Exercise goal: Only a number is required: how many lines of the material contain the word "chart"?

#### Provided data

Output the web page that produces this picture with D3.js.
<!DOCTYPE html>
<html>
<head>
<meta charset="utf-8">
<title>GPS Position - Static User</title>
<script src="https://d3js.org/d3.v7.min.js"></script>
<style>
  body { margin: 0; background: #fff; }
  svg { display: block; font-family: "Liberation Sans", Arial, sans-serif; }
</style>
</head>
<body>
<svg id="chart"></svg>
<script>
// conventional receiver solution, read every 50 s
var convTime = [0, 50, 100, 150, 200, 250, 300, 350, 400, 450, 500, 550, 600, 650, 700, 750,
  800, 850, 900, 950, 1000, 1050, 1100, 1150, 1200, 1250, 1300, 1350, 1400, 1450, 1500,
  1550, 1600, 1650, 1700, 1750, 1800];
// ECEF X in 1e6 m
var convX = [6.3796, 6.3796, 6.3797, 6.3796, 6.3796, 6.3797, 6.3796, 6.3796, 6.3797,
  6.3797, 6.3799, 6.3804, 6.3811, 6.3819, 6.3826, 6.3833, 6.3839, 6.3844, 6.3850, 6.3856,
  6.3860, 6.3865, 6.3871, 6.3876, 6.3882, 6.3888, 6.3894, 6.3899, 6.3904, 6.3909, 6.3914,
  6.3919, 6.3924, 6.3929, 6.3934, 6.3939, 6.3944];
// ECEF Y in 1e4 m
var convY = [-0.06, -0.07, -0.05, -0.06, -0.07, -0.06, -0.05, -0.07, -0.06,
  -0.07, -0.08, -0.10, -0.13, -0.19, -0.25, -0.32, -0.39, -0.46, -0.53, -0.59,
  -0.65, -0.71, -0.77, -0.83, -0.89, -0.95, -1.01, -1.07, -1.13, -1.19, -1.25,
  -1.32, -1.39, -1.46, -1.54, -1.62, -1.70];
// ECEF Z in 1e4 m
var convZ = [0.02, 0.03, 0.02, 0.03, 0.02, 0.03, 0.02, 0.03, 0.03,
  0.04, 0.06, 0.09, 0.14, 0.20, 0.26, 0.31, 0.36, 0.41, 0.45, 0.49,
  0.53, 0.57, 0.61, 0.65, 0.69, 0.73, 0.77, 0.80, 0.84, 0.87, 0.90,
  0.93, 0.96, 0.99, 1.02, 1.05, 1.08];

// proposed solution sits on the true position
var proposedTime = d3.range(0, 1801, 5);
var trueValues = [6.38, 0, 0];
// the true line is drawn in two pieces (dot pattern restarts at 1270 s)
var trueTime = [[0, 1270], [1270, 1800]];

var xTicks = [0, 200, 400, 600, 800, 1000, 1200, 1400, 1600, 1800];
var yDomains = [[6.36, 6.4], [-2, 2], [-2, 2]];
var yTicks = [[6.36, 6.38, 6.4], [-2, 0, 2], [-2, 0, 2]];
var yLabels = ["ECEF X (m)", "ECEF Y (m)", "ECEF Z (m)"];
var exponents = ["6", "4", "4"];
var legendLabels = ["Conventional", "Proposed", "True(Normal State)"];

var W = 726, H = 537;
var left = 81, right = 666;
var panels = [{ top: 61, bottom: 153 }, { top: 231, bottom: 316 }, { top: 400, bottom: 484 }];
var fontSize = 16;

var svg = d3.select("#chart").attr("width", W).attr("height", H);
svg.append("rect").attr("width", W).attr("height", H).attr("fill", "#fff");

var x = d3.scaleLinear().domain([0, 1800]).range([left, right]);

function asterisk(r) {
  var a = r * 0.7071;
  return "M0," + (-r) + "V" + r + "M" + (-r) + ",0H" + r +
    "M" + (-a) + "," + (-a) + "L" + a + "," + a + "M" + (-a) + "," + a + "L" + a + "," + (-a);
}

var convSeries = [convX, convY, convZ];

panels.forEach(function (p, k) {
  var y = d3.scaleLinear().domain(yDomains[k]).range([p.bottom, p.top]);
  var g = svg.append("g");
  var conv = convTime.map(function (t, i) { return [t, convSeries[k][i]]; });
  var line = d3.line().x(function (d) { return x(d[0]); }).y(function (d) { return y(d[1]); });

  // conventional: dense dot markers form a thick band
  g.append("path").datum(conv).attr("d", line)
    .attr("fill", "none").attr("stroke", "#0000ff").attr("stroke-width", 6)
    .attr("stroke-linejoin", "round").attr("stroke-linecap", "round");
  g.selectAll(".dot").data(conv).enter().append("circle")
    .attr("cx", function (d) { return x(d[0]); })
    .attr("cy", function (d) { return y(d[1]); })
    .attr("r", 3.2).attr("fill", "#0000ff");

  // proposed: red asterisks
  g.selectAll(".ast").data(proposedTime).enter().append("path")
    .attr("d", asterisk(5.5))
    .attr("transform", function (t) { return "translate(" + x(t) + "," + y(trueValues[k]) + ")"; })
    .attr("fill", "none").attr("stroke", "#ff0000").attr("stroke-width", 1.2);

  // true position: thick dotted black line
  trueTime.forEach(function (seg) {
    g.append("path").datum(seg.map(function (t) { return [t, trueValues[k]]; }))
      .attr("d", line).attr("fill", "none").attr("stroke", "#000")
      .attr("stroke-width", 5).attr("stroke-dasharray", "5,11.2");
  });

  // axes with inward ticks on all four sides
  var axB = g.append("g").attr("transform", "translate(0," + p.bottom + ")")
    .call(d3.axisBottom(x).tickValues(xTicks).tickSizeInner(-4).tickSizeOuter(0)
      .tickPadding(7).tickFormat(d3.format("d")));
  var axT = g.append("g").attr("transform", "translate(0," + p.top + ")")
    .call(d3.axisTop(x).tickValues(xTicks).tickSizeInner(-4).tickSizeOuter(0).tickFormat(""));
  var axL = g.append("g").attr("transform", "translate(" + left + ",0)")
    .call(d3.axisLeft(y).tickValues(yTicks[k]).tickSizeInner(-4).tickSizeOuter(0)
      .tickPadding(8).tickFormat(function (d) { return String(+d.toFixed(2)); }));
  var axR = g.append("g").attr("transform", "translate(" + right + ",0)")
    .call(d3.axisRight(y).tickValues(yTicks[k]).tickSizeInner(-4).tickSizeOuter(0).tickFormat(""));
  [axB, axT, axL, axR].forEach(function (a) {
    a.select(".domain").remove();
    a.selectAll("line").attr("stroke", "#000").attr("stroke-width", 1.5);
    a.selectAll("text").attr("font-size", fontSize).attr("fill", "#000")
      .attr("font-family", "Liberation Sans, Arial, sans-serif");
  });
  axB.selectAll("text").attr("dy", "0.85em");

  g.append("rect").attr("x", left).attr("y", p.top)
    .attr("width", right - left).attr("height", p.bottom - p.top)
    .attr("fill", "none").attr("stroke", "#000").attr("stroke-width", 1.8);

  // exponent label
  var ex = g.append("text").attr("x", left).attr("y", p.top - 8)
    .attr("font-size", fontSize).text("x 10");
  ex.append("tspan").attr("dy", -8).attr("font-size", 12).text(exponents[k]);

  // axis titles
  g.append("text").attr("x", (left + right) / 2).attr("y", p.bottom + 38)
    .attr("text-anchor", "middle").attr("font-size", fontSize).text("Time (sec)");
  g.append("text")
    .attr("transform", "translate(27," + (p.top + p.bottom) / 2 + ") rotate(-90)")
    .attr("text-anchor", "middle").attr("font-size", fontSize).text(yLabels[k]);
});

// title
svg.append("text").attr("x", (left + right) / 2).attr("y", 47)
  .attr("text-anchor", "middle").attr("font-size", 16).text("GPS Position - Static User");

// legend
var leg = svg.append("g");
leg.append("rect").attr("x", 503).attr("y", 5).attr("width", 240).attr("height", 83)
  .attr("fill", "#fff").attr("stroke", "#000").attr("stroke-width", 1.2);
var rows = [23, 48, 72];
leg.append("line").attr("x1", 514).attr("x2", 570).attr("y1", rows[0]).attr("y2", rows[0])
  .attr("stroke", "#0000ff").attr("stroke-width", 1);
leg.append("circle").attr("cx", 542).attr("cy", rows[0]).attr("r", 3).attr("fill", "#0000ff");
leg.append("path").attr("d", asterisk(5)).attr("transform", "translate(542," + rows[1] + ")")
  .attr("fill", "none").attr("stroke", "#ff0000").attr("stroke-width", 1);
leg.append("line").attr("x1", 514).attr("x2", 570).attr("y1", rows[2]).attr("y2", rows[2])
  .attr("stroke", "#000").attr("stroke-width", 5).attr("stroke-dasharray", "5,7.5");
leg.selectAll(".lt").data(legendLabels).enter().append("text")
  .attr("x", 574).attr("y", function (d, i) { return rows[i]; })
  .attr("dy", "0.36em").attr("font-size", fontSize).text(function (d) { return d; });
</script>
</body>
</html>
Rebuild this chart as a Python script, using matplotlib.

########

Response: 3